TO DO: Please return nothing but the lines between the line holding "Convert this chart to Plotly code." and the line holding "import plotly.graph_objects as go", both ends included, without the pictures.

Records from a dataset

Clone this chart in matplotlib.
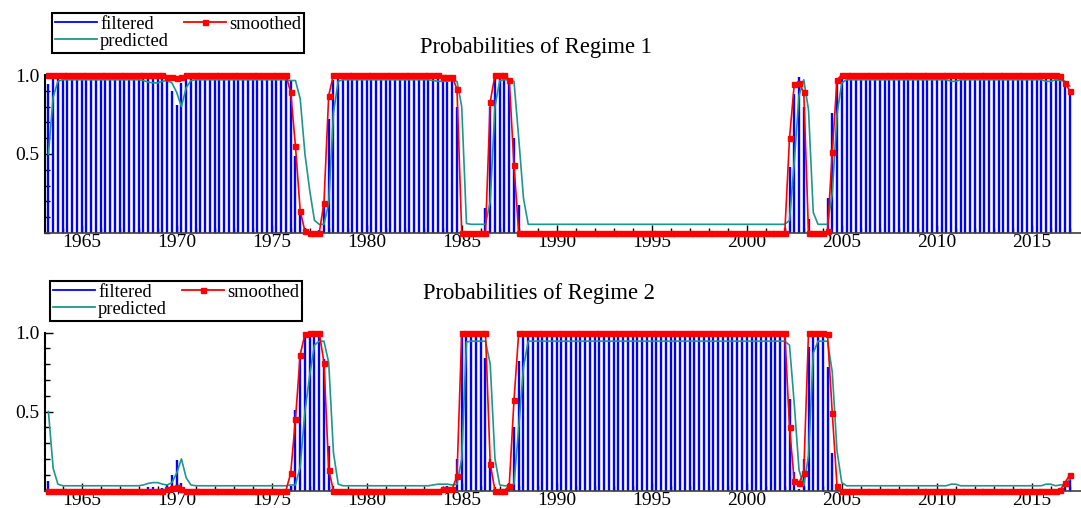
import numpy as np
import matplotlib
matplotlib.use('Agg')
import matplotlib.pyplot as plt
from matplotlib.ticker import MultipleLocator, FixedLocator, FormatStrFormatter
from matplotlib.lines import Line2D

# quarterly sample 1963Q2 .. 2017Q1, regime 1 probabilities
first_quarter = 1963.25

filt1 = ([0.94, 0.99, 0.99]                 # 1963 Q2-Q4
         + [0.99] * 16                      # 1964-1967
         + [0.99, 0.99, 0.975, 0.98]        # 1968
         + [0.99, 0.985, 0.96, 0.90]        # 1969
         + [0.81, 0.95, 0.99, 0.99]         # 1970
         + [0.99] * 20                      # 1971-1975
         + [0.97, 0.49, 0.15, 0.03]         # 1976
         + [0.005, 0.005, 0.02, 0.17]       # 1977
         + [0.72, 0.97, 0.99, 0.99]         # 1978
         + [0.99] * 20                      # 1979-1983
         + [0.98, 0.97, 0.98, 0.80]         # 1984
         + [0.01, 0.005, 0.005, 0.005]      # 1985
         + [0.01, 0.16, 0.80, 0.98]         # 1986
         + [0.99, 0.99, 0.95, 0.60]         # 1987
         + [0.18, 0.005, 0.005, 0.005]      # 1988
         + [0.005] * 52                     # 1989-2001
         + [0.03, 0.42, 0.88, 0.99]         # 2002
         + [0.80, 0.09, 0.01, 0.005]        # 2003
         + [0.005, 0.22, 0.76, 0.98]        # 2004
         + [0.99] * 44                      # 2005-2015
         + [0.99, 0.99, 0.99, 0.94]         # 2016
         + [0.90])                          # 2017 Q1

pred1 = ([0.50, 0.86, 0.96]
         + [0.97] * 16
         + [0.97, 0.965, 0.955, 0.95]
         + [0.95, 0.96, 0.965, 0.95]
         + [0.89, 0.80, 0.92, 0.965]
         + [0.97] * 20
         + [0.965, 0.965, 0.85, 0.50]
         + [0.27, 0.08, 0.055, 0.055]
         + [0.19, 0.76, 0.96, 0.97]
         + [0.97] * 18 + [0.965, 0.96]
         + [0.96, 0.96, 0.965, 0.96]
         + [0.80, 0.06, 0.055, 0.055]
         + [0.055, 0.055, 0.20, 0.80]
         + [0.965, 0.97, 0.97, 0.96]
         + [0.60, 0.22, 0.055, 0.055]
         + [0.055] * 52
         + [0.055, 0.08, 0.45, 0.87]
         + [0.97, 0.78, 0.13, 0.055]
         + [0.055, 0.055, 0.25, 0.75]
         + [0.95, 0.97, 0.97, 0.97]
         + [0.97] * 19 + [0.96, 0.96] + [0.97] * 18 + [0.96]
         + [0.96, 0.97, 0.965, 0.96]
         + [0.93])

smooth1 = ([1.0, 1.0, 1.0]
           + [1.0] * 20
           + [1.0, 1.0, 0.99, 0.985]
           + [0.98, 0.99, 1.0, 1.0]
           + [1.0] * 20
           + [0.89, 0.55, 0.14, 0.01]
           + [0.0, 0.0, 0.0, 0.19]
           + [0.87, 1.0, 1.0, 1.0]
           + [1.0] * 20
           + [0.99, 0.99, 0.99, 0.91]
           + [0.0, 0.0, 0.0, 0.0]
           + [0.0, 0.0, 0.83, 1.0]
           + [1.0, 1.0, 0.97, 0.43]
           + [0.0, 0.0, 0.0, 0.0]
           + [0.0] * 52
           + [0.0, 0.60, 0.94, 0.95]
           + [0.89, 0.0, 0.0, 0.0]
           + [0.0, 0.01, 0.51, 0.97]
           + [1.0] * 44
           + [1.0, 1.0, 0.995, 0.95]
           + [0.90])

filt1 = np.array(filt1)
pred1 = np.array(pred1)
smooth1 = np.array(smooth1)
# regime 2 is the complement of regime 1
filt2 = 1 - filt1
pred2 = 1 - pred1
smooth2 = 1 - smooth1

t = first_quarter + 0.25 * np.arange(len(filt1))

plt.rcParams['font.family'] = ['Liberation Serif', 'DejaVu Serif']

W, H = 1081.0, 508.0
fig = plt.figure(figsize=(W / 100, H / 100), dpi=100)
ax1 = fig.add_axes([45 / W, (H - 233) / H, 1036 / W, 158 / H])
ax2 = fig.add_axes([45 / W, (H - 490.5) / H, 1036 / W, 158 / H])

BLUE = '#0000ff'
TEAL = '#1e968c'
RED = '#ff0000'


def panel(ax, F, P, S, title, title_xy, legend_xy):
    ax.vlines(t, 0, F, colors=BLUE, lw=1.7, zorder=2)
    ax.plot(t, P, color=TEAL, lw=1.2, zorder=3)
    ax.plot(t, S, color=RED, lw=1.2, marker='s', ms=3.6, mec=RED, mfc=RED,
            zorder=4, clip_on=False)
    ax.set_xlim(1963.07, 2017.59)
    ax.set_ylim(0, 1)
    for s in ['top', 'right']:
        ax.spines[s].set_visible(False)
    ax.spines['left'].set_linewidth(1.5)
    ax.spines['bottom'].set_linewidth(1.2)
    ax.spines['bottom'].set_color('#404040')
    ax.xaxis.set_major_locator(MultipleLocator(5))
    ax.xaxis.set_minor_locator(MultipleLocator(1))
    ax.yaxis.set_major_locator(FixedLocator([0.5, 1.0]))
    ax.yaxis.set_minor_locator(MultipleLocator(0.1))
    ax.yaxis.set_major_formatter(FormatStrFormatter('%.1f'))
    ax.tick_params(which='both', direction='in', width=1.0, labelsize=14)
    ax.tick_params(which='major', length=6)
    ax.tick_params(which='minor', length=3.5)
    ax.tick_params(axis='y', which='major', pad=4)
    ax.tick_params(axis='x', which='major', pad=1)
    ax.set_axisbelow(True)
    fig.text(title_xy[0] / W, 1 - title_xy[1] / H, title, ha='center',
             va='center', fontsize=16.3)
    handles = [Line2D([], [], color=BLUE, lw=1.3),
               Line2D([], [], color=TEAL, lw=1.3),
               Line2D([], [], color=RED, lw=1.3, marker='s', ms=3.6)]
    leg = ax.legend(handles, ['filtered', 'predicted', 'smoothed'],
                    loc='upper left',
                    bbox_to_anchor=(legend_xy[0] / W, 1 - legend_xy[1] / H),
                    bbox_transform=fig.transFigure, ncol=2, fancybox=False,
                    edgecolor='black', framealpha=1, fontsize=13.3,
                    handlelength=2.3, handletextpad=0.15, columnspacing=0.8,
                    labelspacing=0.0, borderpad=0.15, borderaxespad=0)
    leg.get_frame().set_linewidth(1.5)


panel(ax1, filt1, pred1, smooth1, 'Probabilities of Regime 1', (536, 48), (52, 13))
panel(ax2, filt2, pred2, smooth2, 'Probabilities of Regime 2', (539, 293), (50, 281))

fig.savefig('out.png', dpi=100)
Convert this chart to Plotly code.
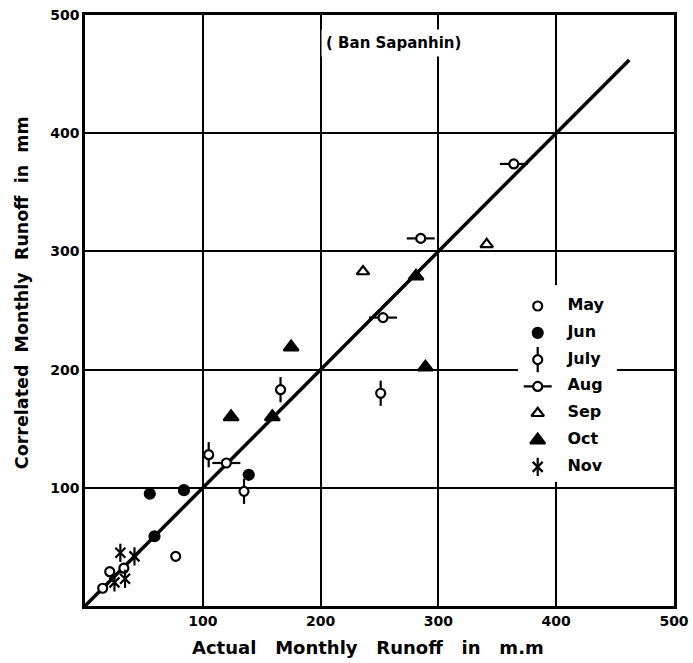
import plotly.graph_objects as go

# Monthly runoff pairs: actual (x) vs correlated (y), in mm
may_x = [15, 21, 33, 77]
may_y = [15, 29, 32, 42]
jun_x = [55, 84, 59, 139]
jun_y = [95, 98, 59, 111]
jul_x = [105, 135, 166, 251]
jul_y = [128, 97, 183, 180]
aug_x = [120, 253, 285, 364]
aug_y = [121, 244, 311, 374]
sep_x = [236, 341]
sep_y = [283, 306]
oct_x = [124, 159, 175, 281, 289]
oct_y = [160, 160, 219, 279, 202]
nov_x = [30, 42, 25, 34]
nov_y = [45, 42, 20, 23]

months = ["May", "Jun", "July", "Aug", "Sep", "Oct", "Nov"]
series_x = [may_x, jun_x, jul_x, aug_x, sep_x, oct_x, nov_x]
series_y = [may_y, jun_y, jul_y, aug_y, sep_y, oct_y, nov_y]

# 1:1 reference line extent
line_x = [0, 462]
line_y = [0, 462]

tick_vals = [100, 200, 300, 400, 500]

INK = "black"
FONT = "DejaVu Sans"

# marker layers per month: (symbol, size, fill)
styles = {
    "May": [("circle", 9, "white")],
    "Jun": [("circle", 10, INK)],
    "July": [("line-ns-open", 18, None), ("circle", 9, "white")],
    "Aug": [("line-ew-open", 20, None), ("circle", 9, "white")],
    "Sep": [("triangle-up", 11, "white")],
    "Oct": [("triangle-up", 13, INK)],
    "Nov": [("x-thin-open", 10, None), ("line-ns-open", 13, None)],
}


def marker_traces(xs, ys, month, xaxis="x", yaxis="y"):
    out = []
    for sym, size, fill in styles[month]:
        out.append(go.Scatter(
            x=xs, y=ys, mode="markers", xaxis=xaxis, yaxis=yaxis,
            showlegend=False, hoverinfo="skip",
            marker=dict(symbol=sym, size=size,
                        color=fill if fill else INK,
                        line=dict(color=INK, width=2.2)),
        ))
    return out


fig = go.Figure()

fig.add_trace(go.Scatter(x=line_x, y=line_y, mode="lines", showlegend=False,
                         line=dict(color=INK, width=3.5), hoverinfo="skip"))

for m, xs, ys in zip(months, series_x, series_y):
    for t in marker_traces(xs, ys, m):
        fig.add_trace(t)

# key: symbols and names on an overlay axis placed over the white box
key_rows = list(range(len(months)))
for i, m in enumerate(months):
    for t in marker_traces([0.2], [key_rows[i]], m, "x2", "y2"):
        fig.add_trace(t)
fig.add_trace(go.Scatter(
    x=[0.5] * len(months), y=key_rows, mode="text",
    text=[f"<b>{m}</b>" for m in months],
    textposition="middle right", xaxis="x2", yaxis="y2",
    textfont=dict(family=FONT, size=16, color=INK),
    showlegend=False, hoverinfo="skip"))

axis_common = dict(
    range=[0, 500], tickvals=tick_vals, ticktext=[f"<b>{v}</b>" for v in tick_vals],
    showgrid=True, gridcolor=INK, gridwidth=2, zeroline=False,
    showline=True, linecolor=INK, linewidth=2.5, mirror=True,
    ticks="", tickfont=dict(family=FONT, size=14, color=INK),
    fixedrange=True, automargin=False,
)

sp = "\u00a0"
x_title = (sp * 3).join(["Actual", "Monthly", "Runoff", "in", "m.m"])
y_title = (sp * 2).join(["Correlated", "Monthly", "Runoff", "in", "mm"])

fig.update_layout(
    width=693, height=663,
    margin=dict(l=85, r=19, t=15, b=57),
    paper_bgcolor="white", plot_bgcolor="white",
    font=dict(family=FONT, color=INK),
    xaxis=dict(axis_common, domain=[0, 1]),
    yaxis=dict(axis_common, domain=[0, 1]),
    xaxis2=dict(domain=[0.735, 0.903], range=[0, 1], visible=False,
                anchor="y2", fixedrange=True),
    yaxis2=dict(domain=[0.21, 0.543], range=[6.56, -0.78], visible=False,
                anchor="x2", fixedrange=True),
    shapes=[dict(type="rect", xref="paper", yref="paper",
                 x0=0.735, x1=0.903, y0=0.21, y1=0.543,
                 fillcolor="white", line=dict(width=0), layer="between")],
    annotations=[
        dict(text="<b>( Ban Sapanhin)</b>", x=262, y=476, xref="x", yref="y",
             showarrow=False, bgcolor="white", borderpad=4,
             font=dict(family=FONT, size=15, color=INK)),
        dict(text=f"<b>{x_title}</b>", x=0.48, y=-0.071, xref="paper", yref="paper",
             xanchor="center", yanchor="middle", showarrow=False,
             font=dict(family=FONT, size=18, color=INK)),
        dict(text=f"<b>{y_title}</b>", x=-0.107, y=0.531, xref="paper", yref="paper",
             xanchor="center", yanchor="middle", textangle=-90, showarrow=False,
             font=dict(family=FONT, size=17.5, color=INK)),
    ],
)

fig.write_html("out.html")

RESPONSE TO THIS TASK:
Convert this chart to Plotly code.
import plotly.graph_objects as go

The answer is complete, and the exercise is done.